Review: Women age 50-plus display winning senses of ‘Advanced Style’

Share

The subjects of Ari Seth Cohen’s photographs, all women over 50, have got it and flaunt it — “it” being a fearless sense of personal style. In their dramatic get-ups, they’re a kind of walking theater. And walk they do, because they live in New York.

Cohen has spun his admiring street-fashion snapshots into the popular Advanced Style blog, a book of the same name and now a film. The crowd-funded documentary, directed by Lina Plioplyte, profiles seven particularly flamboyant women whose self-confidence, creativity and joie de vivre are nothing if not inspiring. They ranged in age from 62 to 95 when filming began. Their style profiles cover the gamut from elegant pearls to spiky purple hair.

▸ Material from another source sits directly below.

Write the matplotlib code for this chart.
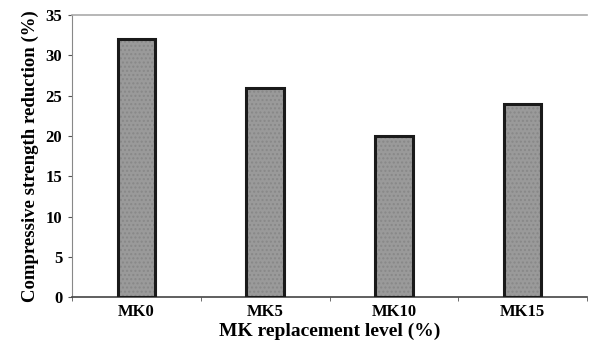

Compared with such outsize personalities, the film is a slender affair that can feel repetitive even within its short running time — more like an extended episode of a TV newsmagazine than an in-depth cinematic experience. But the way the women occupy Cohen and Plioplyte’s spotlight is a lesson in aging well, a lesson that begins with the refusal to play by the rule that says to grow older, especially for women, is to fade into the shadows.

Advertisement

Cohen, whose affection and deference are clear in his on-screen interactions with the women as interviewer and friend, calls his multiplatform project a “movement.” It’s one that the notoriously youth-centric fashion industry has taken note of: A few “Advanced Style” fashionistas were tapped to appear in ad campaigns. Such stamps of approval are breakthroughs, but more exhilarating is a comment from Ilona Royce Smithkin. A charming portrait artist sporting mile-long orange eyelashes, she says at 93 that she truly came into herself just a dozen years earlier.

“Advanced Style.”

No MPAA rating.

Running time: 1 hour, 12 minutes.

Playing: Laemmle’s Music Hall 3, Beverly Hills; Regency South Coast Village, Santa Ana. Also on VOD.